The double constructor converts the entire precision of the double to a BigDecimal while the static factory effectively converts it to a String, then converts that to a BigDecimal.
This becomes relevant when you are running into those subtle rounding errors. A number might display as .585, but internally its value is '0.58499999999999996447286321199499070644378662109375'. If you used the BigDecimal constructor, you would get the number that is NOT equal to 0.585, while the static method would give you a value equal to 0.585.
double value = 0.585;
System.out.println(new BigDecimal(value));
System.out.println(BigDecimal.valueOf(value));
on my system gives
0.58499999999999996447286321199499070644378662109375
0.585
Another example:
double d = 0;
for (int i = 1; i <= 10; i++) {
d += 0.1;
}
System.out.println(d); // prints 0.9999999999999999 not 1.0
Use BigDecimal instead.
EDIT:
Also, just to point out this isn't a 'Java' rounding issue. Other languages exhibit
similar (though not necessarily consistent) behaviour. Java at least guarantees consistent behaviour in this regard.

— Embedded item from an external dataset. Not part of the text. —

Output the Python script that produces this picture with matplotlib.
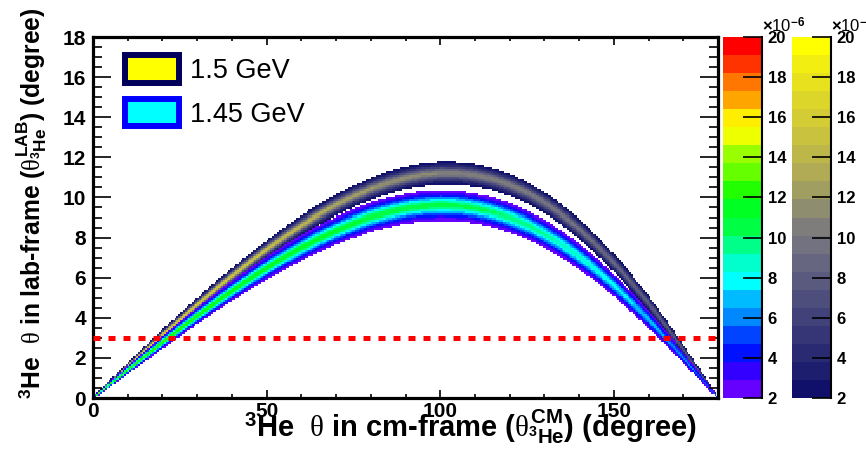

I would modify the example above as follows:
import java.math.BigDecimal;
BigDecimal premium = new BigDecimal("1586.6");
BigDecimal netToCompany = new BigDecimal("708.75");
BigDecimal commission = premium.subtract(netToCompany);
System.out.println(commission + " = " + premium + " - " + netToCompany);
This way you avoid the pitfalls of using string to begin with.
Another alternative:
import java.math.BigDecimal;
BigDecimal premium = BigDecimal.valueOf(158660, 2);
BigDecimal netToCompany = BigDecimal.valueOf(70875, 2);
BigDecimal commission = premium.subtract(netToCompany);
System.out.println(commission + " = " + premium + " - " + netToCompany);
I think these options are better than using doubles. In webapps numbers start out as strings anyways.

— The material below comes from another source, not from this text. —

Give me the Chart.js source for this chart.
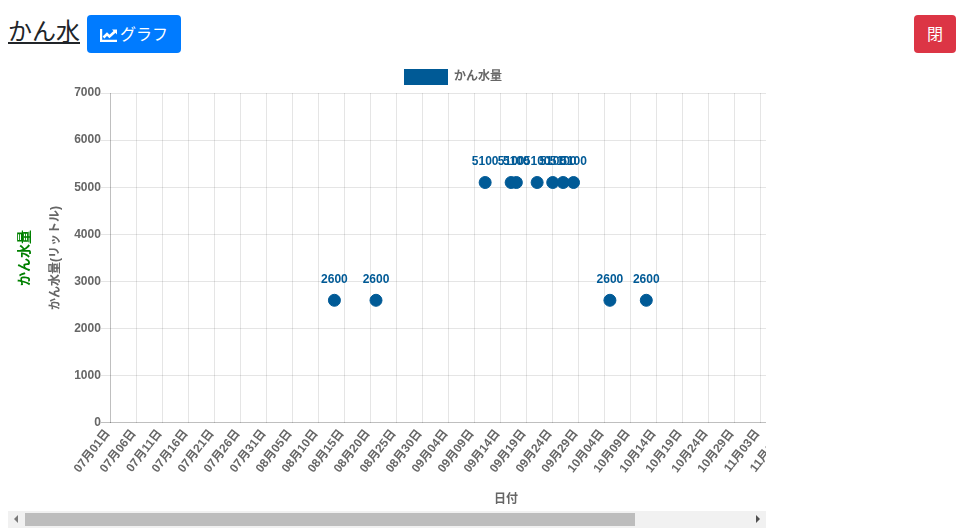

Any time you do calculations with doubles, this can happen. This code would give you 877.85:
double answer = Math.round(dCommission * 100000) / 100000.0;
Save the number of cents rather than dollars, and just do the format to dollars when you output it. That way you can use an integer which doesn't suffer from the precision issues.

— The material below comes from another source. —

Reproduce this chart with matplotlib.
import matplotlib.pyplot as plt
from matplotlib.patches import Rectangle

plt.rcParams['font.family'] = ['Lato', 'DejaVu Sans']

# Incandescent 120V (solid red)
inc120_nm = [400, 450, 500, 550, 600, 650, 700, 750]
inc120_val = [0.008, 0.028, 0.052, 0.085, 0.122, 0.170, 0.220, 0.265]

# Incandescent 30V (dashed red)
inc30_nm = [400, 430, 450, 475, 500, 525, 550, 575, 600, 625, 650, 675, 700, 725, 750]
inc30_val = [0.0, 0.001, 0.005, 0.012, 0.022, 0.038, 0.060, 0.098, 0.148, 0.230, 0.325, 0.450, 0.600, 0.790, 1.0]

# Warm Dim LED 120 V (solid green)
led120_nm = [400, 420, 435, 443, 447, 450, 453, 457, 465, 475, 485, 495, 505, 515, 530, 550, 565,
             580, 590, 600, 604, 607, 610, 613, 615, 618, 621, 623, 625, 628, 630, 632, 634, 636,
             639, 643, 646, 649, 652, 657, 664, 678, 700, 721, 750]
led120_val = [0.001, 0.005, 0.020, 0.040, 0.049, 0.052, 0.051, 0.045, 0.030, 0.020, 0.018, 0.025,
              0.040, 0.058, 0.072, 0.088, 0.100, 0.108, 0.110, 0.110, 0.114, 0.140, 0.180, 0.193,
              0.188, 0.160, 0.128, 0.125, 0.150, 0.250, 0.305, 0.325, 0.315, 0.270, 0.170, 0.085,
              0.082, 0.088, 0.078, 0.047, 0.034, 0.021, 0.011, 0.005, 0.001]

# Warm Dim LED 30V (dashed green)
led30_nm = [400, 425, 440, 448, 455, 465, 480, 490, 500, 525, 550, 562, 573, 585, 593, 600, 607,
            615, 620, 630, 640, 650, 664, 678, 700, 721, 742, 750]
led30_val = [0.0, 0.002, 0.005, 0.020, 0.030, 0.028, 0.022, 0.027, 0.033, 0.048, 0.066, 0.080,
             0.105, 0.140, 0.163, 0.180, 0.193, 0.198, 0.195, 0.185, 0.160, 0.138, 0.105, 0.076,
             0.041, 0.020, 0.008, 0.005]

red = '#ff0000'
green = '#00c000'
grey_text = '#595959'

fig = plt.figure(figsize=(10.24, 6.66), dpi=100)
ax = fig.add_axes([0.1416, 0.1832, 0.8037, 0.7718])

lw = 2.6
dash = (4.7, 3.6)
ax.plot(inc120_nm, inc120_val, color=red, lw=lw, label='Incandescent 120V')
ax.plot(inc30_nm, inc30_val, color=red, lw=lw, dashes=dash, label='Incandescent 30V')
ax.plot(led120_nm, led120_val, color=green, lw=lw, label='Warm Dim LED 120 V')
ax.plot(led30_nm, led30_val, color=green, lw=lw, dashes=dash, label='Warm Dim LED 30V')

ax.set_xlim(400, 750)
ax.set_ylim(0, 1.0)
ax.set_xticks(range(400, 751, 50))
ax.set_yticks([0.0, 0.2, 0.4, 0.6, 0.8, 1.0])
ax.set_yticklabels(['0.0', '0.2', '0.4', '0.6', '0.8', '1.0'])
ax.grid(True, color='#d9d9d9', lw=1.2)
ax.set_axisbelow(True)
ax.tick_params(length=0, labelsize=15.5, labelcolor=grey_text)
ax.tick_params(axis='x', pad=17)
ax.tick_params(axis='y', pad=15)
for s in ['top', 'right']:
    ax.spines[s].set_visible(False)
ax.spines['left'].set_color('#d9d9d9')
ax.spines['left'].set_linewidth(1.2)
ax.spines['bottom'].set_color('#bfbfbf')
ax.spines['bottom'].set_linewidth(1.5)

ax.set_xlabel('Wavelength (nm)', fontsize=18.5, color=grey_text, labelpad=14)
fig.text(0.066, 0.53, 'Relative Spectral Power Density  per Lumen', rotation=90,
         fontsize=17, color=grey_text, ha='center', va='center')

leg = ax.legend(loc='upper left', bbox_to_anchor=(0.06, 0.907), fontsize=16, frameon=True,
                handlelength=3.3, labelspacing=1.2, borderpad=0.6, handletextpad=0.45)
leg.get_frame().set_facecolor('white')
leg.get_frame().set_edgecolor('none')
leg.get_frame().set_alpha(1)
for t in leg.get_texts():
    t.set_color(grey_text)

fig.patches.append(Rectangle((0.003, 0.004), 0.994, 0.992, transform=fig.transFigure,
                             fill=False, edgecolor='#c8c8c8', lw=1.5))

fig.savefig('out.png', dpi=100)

See responses to this question. Essentially what you are seeing is a natural consequence of using floating point arithmetic.
You could pick some arbitrary precision (significant digits of your inputs?) and round your result to it, if you feel comfortable doing that.
This is a fun issue.
The idea behind Timons reply is you specify an epsilon which represents the smallest precision a legal double can be. If you know in your application that you will never need precision below 0.00000001 then what he suggests is sufficient to get a more precise result very close to the truth. Useful in applications where they know up front their maximum precision (for in instance finance for currency precisions, etc)
However the fundamental problem with trying to round it off is that when you divide by a factor to rescale it you actually introduce another possibility for precision problems. Any manipulation of doubles can introduce imprecision problems with varying frequency. Especially if you're trying to round at a very significant digit (so your operands are < 0) for instance if you run the following with Timons code:
System.out.println(round((1515476.0) * 0.00001) / 0.00001);
Will result in 1499999.9999999998 where the goal here is to round at the units of 500000 (i.e we want 1500000)
In fact the only way to be completely sure you've eliminated the imprecision is to go through a BigDecimal to scale off. e.g.
System.out.println(BigDecimal.valueOf(1515476.0).setScale(-5, RoundingMode.HALF_UP).doubleValue());
Using a mix of the epsilon strategy and the BigDecimal strategy will give you fine control over your precision. The idea being the epsilon gets you very close and then the BigDecimal will eliminate any imprecision caused by rescaling afterwards. Though using BigDecimal will reduce the expected performance of your application.
It has been pointed out to me that the final step of using BigDecimal to rescale it isn't always necessary for some uses cases when you can determine that there's no input value that the final division can reintroduce an error. Currently I don't know how to properly determine this so if anyone knows how then I'd be delighted to hear about it.
So far the most elegant and most efficient way to do that in Java:
double newNum = Math.floor(num * 100 + 0.5) / 100;
Better yet use JScience as BigDecimal is fairly limited (e.g., no sqrt function)
double dCommission = 1586.6 - 708.75;
System.out.println(dCommission);
> 877.8499999999999
Real dCommissionR = Real.valueOf(1586.6 - 708.75);
System.out.println(dCommissionR);
> 877.850000000000
double rounded = Math.rint(toround * 100) / 100;
Although you should not use doubles for precise calculations the following trick helped me if you are rounding the results anyway.
public static int round(Double i) {
return (int) Math.round(i + ((i > 0.0) ? 0.00000001 : -0.00000001));
}
Example:
Double foo = 0.0;
for (int i = 1; i <= 150; i++) {
foo += 0.00010;
}
System.out.println(foo);
System.out.println(Math.round(foo * 100.0) / 100.0);
System.out.println(round(foo*100.0) / 100.0);
Which prints:
0.014999999999999965
0.01
0.02
More info: http://en.wikipedia.org/wiki/Double_precision
It's quite simple.
Use the %.2f operator for output. Problem solved!
For example:
int a = 877.8499999999999;
System.out.printf("Formatted Output is: %.2f", a);
The above code results in a print output of:
877.85
The %.2f operator defines that only TWO decimal places should be used.